Didn’t Amy Schumer already invent those silent lady chips?
Last week, the world collectively groaned when PepsiCo CEO Indra Nooyi revealed that consumer insights about snacking has led her to believe that women don’t like crunchy chips and that PepsiCo (maker of chips like Doritos and Lay’s) will start making more “lady-friendly chips.” But little did PepsiCo know that Amy Schumer low-key invented silent lady chips in 2016 on her sketch show.
“They don’t like to crunch too loudly in public,” Nooyi revealed to Freakonomics Radio about what women like. “And they don’t lick their fingers generously and they don’t like to pour the little-broken pieces and the flavor into their mouth.”
Ugh, crunchy. So awful. Ugh, little broken pieces, what a nightmare. Insert collective eye roll here.
Nooyi also revealed that PepsiCo is developing chips for women that are “low-crunch, the full taste profile, [and] not have so much of the flavor stick on the fingers.”
The concept sounds a lot like the crunch-free chips Schumer came up with in a 2016 sketch on her show Inside Amy Schumer.

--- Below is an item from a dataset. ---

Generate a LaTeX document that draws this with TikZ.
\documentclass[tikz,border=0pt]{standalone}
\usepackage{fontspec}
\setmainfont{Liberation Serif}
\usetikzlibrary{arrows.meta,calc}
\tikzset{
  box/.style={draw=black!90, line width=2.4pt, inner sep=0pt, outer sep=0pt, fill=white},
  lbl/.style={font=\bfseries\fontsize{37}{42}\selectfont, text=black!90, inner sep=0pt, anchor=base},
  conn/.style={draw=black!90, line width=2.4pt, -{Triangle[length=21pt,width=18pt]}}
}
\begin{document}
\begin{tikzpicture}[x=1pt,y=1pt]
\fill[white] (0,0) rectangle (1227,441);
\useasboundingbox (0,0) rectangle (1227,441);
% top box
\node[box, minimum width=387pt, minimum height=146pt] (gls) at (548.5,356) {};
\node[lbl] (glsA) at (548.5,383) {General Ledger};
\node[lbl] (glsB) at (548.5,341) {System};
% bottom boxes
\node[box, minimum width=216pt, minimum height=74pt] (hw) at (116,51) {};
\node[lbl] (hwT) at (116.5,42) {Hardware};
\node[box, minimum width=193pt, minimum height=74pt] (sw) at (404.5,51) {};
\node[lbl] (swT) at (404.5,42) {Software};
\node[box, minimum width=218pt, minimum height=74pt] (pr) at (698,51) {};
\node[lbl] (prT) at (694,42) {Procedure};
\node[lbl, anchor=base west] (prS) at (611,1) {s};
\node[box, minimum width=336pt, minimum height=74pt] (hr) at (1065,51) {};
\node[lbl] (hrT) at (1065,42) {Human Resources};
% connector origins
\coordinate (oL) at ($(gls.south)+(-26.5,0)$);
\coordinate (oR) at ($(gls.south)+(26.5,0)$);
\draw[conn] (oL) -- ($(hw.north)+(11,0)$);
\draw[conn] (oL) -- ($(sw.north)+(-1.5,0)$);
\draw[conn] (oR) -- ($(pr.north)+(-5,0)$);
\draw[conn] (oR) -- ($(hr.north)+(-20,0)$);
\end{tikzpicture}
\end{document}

After PepsiCo’s lady-chips fiasco, Schumer quietly reminded everyone of her lady snacks sketch by posting the video on Instagram with the caption, “seems about right.” Schumer’s brilliant satire prodded at the shame women have been indoctrinated to feel about eating their entire lives. Schumer’s faux chip brand was called Shhhh-Nacks, and they featured “patented silencing technology,” which is excellent for women “trying to hide a hunger you can’t let anyone know about, because you’re humiliated by basic human desires.”
https://www.instagram.com/p/Be1o8laF-aE
While Schumer’s video pokes fun at the shame that often surrounds women and food, it’s ridiculous that a giant chip manufacturer is actually indulging the idea in a real way. Hey ladies, let’s make a pact to eat our chips at full volume from now on, okay? Cool. Societal pressures be damned.